My mind went, "squirrel!"
It saw me at about the same time, so I dialed down the 'scope to 4.5x, which is the minimum setting, stood up, did a Hasty Hasty sling, and sent the bullet.
The handloaded 40gn HP struck right behind the lungs - very poor placement on my part. I had not had a chance to set the trigger, so I was operating with a 5# trigger instead of a crisp 12oz trigger. I had also not adjusted the parallax off of 100yds. But I know this rifle and it hit only 1/4" further back from where I aimed. The squirrel was moving as well, so it may not have been all me.
Regardless, of the bad placement, the squirrel dropped. I've not seen the local squirrel drop with less-than-precise placement with anything but high velocity HP.
I secured the rifle an got my dog, Nikki, and we walked out there.

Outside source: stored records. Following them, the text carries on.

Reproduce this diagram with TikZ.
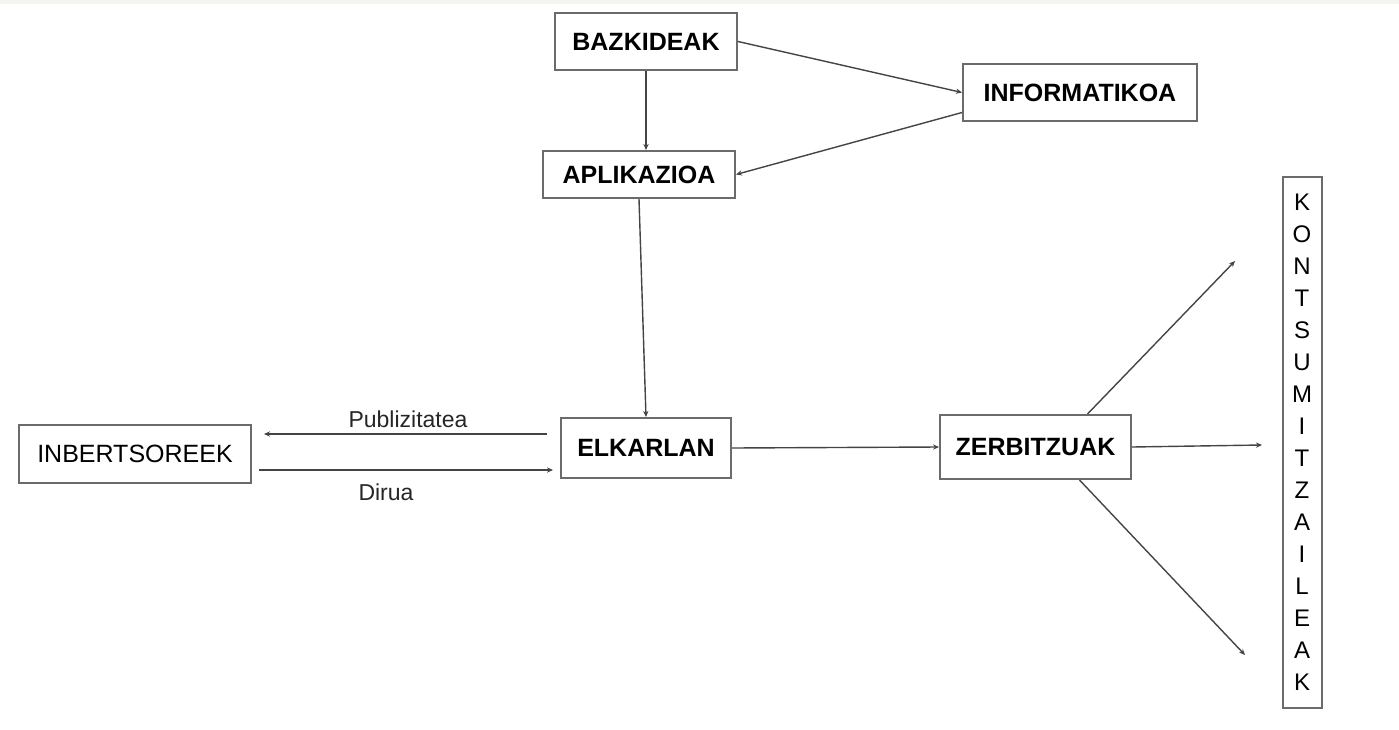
\documentclass[tikz,border=0pt]{standalone}
\usepackage{fontspec}
\setmainfont{Liberation Sans}
\usetikzlibrary{arrows.meta}
\definecolor{boxgray}{HTML}{6B6B6B}
\definecolor{linegray}{HTML}{444444}
\definecolor{bandgray}{HTML}{F4F5F0}
\begin{document}
\begin{tikzpicture}[x=0.5pt, y=-0.5pt,
    box/.style={draw=boxgray, line width=1pt, inner sep=0pt, font=\fontsize{12.5}{15}\selectfont},
    bbox/.style={box, font=\fontsize{12.5}{15}\selectfont\bfseries},
    conn/.style={draw=linegray, line width=0.7pt, -{Stealth[length=3pt,width=2.6pt]}},
    lbl/.style={inner sep=0pt, font=\fontsize{11.5}{14}\selectfont, text=black!85}]
    \useasboundingbox (0,0) rectangle (1399,729);
    \fill[bandgray] (0,0) rectangle (1399,4);

    \node[bbox, minimum width=91pt, minimum height=28.5pt] (bazkideak) at (646,41.5) {BAZKIDEAK};
    \node[bbox, minimum width=117pt, minimum height=28.5pt] (informatikoa) at (1080,92.5) {INFORMATIKOA};
    \node[bbox, minimum width=96pt, minimum height=23.5pt] (aplikazioa) at (639,174.5) {APLIKAZIOA};
    \node[box, minimum width=116pt, minimum height=29pt] (inbertsoreek) at (135,454) {INBERTSOREEK};
    \node[bbox, minimum width=85pt, minimum height=30pt] (elkarlan) at (646,448) {ELKARLAN};
    \node[bbox, minimum width=95.5pt, minimum height=32pt] (zerbitzuak) at (1035.5,447) {ZERBITZUAK};
    \node[box, minimum width=19.5pt, minimum height=265.5pt, align=center,
          font=\fontsize{12}{16}\selectfont] (kontsumitzaileak) at (1302,442.5)
        {K\\O\\N\\T\\S\\U\\M\\I\\T\\Z\\A\\I\\L\\E\\A\\K};

    \coordinate (goian) at (1235,261);
    \coordinate (erdian) at (1262,445);
    \coordinate (behean) at (1245,655);

    \draw[conn] (bazkideak.east) -- (informatikoa.west);
    \draw[conn] ([yshift=-10pt]informatikoa.west) -- (aplikazioa.east);
    \draw[conn] (bazkideak.south) -- (bazkideak.south |- aplikazioa.north);
    \draw[conn] (aplikazioa.south) -- (elkarlan.north);

    \draw[conn, shorten <=6.5pt, shorten >=6pt] ([yshift=7pt]elkarlan.west) -- ([yshift=7pt]elkarlan.west -| inbertsoreek.east);
    \draw[conn, shorten <=3.5pt, shorten >=3.5pt] ([yshift=-11pt]elkarlan.west -| inbertsoreek.east) -- ([yshift=-11pt]elkarlan.west);
    \node[lbl] (publizitatea) at (408,419) {Publizitatea};
    \node[lbl] (dirua) at (386,492) {Dirua};

    \draw[conn] (elkarlan.east) -- (zerbitzuak.west);
    \draw[conn] ([xshift=26pt]zerbitzuak.north) -- (goian);
    \draw[conn] (zerbitzuak.east) -- (erdian);
    \draw[conn] ([xshift=22pt]zerbitzuak.south) -- (behean);
\end{tikzpicture}
\end{document}
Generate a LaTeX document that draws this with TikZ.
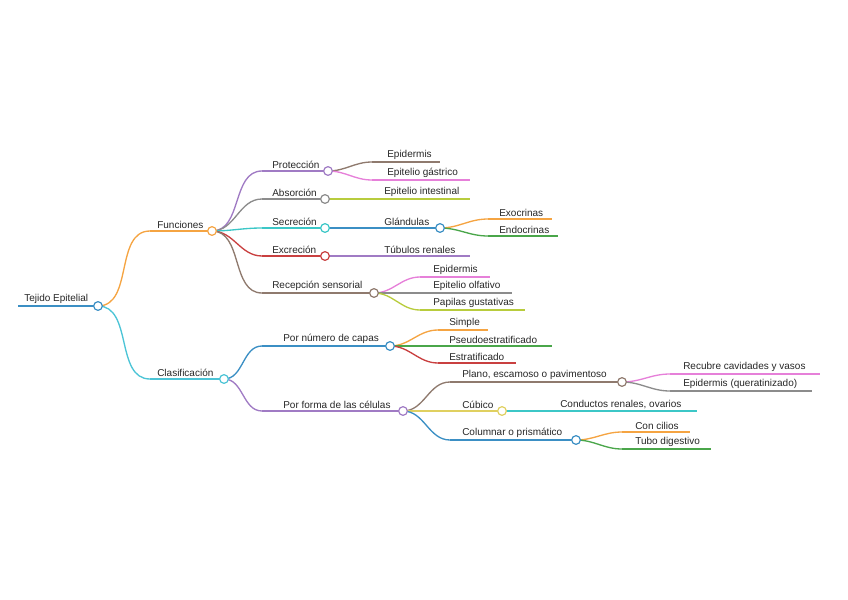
\documentclass[tikz,border=0pt]{standalone}
\usepackage{fontspec}
\setmainfont{Liberation Sans}
\definecolor{cblue}{HTML}{3B8FC4}
\definecolor{corange}{HTML}{F5A442}
\definecolor{ccyan}{HTML}{4CC4D6}
\definecolor{cpurple}{HTML}{A07BC4}
\definecolor{cgray}{HTML}{8C8C8C}
\definecolor{cteal}{HTML}{3CC7C7}
\definecolor{cred}{HTML}{C94040}
\definecolor{cbrown}{HTML}{8F7A6E}
\definecolor{cpink}{HTML}{E680D9}
\definecolor{cyg}{HTML}{B8CC3D}
\definecolor{cgreen}{HTML}{4AA64A}
\definecolor{cyellow}{HTML}{E0D060}
\newcommand\mmnode[7]{%
 \coordinate (#1S) at (#2,#4); \coordinate (#1E) at (#3,#4);
 \draw[#6,wire] (#1S)--(#1E);
 \node[lbl] (#1) at (#5,#4) {#7};}
\newcommand\mmedge[3]{\draw[#3,wire] (#1E) to[out=0,in=180] (#2S);}
\newcommand\mmcirc[2]{\node[circ,draw=#2] (#1C) at (#1E) {};}
\begin{document}
\begin{tikzpicture}[x=0.75pt,y=-0.75pt,
 wire/.style={line width=1pt},
 lbl/.style={anchor=south west,inner sep=1.5pt,font=\fontsize{7.5}{8}\selectfont,text=black!85},
 circ/.style={circle,fill=white,line width=0.9pt,minimum size=6.5pt,inner sep=0pt}]
\useasboundingbox (0,0) rectangle (848,599);
\mmnode{root}{18}{98}{306}{22}{cblue}{Tejido Epitelial}
\mmnode{fun}{150}{212}{231}{155}{corange}{Funciones}
\mmnode{cla}{150}{224}{379}{155}{ccyan}{Clasificación}
\mmnode{pro}{262}{328}{171}{270}{cpurple}{Protección}
\mmnode{abs}{262}{325}{199}{270}{cgray}{Absorción}
\mmnode{sec}{262}{325}{228}{270}{cteal}{Secreción}
\mmnode{exc}{262}{325}{256}{270}{cred}{Excreción}
\mmnode{rec}{262}{374}{293}{270}{cbrown}{Recepción sensorial}
\mmnode{epi}{372}{440}{162}{385}{cbrown}{Epidermis}
\mmnode{gas}{372}{470}{180}{385}{cpink}{Epitelio gástrico}
\mmnode{int}{372}{470}{199}{382}{cyg}{Epitelio intestinal}
\mmnode{gla}{372}{440}{228}{382}{cblue}{Glándulas}
\mmnode{exo}{488}{552}{219}{497}{corange}{Exocrinas}
\mmnode{endo}{488}{558}{236}{497}{cgreen}{Endocrinas}
\mmnode{tub}{372}{470}{256}{382}{cpurple}{Túbulos renales}
\mmnode{rep}{420}{490}{277}{431}{cpink}{Epidermis}
\mmnode{olf}{420}{512}{293}{431}{cgray}{Epitelio olfativo}
\mmnode{pap}{420}{525}{310}{431}{cyg}{Papilas gustativas}
\mmnode{num}{262}{390}{346}{281}{cblue}{Por número de capas}
\mmnode{sim}{438}{488}{330}{447}{corange}{Simple}
\mmnode{pse}{438}{552}{346}{447}{cgreen}{Pseudoestratificado}
\mmnode{est}{438}{516}{363}{447}{cred}{Estratificado}
\mmnode{for}{262}{403}{411}{281}{cpurple}{Por forma de las células}
\mmnode{pla}{450}{622}{382}{460}{cbrown}{Plano, escamoso o pavimentoso}
\mmnode{cub}{450}{502}{411}{460}{cyellow}{Cúbico}
\mmnode{col}{450}{576}{440}{460}{cblue}{Columnar o prismático}
\mmnode{rcv}{670}{820}{374}{681}{cpink}{Recubre cavidades y vasos}
\mmnode{eq}{670}{812}{391}{681}{cgray}{Epidermis (queratinizado)}
\mmnode{cdr}{550}{697}{411}{558}{cteal}{Conductos renales, ovarios}
\mmnode{cil}{622}{690}{432}{633}{corange}{Con cilios}
\mmnode{tdg}{622}{711}{449}{633}{cgreen}{Tubo digestivo}
\mmedge{root}{fun}{corange}\mmedge{root}{cla}{ccyan}
\mmedge{fun}{pro}{cpurple}\mmedge{fun}{abs}{cgray}\mmedge{fun}{sec}{cteal}
\mmedge{fun}{exc}{cred}\mmedge{fun}{rec}{cbrown}
\mmedge{pro}{epi}{cbrown}\mmedge{pro}{gas}{cpink}
\mmedge{abs}{int}{cyg}\mmedge{sec}{gla}{cblue}\mmedge{exc}{tub}{cpurple}
\mmedge{gla}{exo}{corange}\mmedge{gla}{endo}{cgreen}
\mmedge{rec}{rep}{cpink}\mmedge{rec}{olf}{cgray}\mmedge{rec}{pap}{cyg}
\mmedge{cla}{num}{cblue}\mmedge{cla}{for}{cpurple}
\mmedge{num}{sim}{corange}\mmedge{num}{pse}{cgreen}\mmedge{num}{est}{cred}
\mmedge{for}{pla}{cbrown}\mmedge{for}{cub}{cyellow}\mmedge{for}{col}{cblue}
\mmedge{pla}{rcv}{cpink}\mmedge{pla}{eq}{cgray}
\mmedge{cub}{cdr}{cteal}
\mmedge{col}{cil}{corange}\mmedge{col}{tdg}{cgreen}
\mmcirc{root}{cblue}\mmcirc{fun}{corange}\mmcirc{cla}{ccyan}
\mmcirc{pro}{cpurple}\mmcirc{abs}{cgray}\mmcirc{sec}{cteal}\mmcirc{exc}{cred}\mmcirc{rec}{cbrown}
\mmcirc{gla}{cblue}\mmcirc{num}{cblue}\mmcirc{for}{cpurple}
\mmcirc{pla}{cbrown}\mmcirc{cub}{cyellow}\mmcirc{col}{cblue}
\end{tikzpicture}
\end{document}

Sometime during all this, the squirrel had "come back to life" and was among the trees. I had Nikki sniffing around for it when it fell in among some briers and thick growth that I couldn't make it in. So I gave the command (since she had seen it fall), "Nikki, GET THE SQUIRREL!" and she was in faster than I thought a dog that size could move.
I heard a brief struggle, and Nikki came sauntering back out of the brush, covered with little green burrs and holding a largish squirrel in her mouth.
She put it down at my feet.
Then it tried to get up.
She grabbed it in her mouth and squeezed it until it stopped breathing.
And I have to say, this is something I've not seen a dog do. I've seen them shake prey to break its neck, and I've seen them just chomp. But she just squeezed it and kept on squeezing it even when it bit her.
She put it down.
It was still alive.
Not wanting to make her get bitten again, I just stood on it.
I told her "good girl!" and only then did she show how happy she was with herself.
Here's what we ended up with:
The little specs on Nikki are burrs. The squirrel looks smaller than it was because of dog drool.
Nikki, of course, got to eat the entrails. I don't know what was going on, but I botched the skinning job. The muscle wanted to stay on the skin, and I got little more than the back legs. Wasted about half the animal, but I couldn't figure out any other way. It was hot and I had to get it in before the meat could spoil.
The bullet passed through-and-though, but there were no support structure hit. Additionally, the lil' slug did expand a bit according to the exit wound. I put a hollowpoint in them as part of the handloading process.
I'd still like to know why most of the meat peeled off with the hide when I didn't wait any longer or skin any differently than usual. But overall, it was a good surprise hunt.
Nikki is definitely showing her worth again this year.